Directions
Report every line in the listing that contains the string "matplotlib".

## begin Given records

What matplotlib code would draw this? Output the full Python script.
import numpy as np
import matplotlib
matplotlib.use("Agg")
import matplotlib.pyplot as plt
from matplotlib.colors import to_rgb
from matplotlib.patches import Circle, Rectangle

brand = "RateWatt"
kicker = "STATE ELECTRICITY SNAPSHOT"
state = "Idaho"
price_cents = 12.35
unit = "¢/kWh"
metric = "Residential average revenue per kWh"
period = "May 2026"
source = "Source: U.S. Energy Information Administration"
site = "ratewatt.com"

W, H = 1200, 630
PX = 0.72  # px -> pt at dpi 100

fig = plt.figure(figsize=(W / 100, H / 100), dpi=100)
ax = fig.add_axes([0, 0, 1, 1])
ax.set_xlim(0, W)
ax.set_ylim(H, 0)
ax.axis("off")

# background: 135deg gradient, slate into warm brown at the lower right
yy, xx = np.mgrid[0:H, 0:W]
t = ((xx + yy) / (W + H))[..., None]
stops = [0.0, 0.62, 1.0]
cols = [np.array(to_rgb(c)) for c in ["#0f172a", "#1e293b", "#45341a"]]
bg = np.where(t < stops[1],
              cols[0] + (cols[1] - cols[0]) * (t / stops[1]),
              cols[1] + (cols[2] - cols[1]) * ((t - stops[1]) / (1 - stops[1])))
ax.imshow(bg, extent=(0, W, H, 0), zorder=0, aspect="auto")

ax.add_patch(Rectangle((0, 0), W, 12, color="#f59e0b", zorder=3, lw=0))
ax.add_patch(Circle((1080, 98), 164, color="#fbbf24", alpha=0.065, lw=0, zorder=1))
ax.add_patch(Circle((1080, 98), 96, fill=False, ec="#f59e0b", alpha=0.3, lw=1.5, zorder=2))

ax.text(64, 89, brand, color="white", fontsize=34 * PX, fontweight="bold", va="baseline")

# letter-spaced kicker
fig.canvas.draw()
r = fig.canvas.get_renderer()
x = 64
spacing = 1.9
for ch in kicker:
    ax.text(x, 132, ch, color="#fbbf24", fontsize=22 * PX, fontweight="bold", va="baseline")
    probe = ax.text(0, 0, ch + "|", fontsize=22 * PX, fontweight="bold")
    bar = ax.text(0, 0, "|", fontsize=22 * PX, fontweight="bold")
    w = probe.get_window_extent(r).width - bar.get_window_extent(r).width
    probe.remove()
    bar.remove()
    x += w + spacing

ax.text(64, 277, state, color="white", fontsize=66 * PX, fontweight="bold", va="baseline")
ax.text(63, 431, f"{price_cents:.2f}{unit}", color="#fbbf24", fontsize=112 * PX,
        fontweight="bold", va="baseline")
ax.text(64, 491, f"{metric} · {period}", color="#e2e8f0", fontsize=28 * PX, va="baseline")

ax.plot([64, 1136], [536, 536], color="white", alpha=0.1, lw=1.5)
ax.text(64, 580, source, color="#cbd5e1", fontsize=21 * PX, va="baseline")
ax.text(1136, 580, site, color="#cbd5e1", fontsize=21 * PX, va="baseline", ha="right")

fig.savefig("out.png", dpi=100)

## end Given records
## begin Given records

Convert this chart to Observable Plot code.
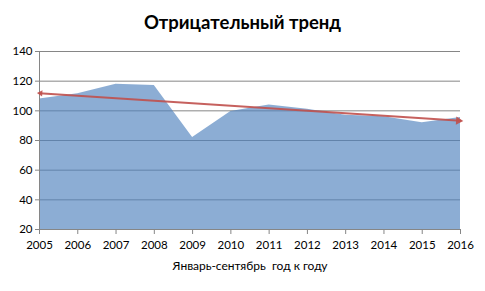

## end Given records
## begin Given records

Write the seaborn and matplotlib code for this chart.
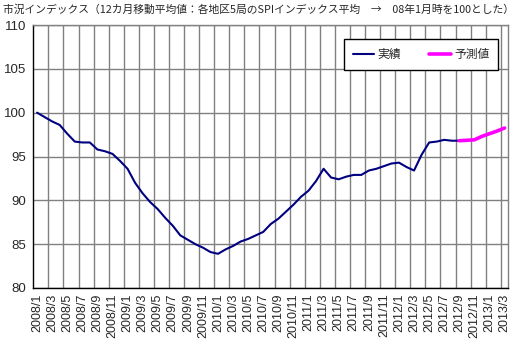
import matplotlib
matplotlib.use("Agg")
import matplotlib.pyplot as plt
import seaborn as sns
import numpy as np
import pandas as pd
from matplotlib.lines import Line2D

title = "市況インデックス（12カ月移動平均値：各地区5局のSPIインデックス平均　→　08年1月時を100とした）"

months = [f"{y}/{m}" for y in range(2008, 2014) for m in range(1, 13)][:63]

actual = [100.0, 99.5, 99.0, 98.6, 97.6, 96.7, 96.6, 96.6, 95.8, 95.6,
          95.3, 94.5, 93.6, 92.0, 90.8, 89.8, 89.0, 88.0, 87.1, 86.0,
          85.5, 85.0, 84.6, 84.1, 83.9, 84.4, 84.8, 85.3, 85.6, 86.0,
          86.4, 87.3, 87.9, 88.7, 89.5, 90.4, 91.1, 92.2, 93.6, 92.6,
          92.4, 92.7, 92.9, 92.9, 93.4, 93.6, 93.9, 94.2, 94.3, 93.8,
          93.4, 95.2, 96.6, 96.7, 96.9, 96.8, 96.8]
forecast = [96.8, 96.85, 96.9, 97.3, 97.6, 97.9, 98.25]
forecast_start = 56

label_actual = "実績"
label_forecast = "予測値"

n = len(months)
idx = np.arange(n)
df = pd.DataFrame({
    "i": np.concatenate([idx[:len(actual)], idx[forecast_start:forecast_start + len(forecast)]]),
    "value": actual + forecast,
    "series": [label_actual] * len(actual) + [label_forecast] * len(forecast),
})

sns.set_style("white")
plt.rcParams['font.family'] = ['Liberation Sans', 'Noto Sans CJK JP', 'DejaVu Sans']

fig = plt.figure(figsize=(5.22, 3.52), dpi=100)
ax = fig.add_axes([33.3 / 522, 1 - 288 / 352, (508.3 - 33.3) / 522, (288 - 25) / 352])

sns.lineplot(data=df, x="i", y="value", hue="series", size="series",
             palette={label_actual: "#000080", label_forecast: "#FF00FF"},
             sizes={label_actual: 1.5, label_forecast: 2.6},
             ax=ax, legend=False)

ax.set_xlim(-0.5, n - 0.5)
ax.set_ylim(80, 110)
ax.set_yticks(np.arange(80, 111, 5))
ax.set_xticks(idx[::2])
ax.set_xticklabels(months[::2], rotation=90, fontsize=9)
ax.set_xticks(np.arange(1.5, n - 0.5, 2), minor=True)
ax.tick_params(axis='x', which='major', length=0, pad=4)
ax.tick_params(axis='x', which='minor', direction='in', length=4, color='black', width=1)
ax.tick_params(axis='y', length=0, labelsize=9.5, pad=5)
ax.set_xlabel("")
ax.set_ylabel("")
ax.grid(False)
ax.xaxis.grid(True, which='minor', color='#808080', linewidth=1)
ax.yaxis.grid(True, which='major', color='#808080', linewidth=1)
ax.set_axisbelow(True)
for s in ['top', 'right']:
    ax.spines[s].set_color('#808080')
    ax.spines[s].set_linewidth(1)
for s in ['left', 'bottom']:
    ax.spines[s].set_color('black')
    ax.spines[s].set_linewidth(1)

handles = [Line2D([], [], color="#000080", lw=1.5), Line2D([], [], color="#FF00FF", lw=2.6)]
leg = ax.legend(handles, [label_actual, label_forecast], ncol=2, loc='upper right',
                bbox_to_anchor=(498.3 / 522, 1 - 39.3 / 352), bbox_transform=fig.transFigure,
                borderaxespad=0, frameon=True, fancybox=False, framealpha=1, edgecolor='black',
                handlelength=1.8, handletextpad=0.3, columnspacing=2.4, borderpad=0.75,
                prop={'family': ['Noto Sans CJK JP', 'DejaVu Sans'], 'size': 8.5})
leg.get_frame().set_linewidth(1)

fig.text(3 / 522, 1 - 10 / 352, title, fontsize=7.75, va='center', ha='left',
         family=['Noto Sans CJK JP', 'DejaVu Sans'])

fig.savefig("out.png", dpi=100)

## end Given records

Correct response
What matplotlib code would draw this? Output the full Python script.
import matplotlib
matplotlib.use("Agg")
import matplotlib.pyplot as plt
from matplotlib.colors import to_rgb
from matplotlib.patches import Circle, Rectangle
Write the seaborn and matplotlib code for this chart.
import matplotlib
matplotlib.use("Agg")
import matplotlib.pyplot as plt
from matplotlib.lines import Line2D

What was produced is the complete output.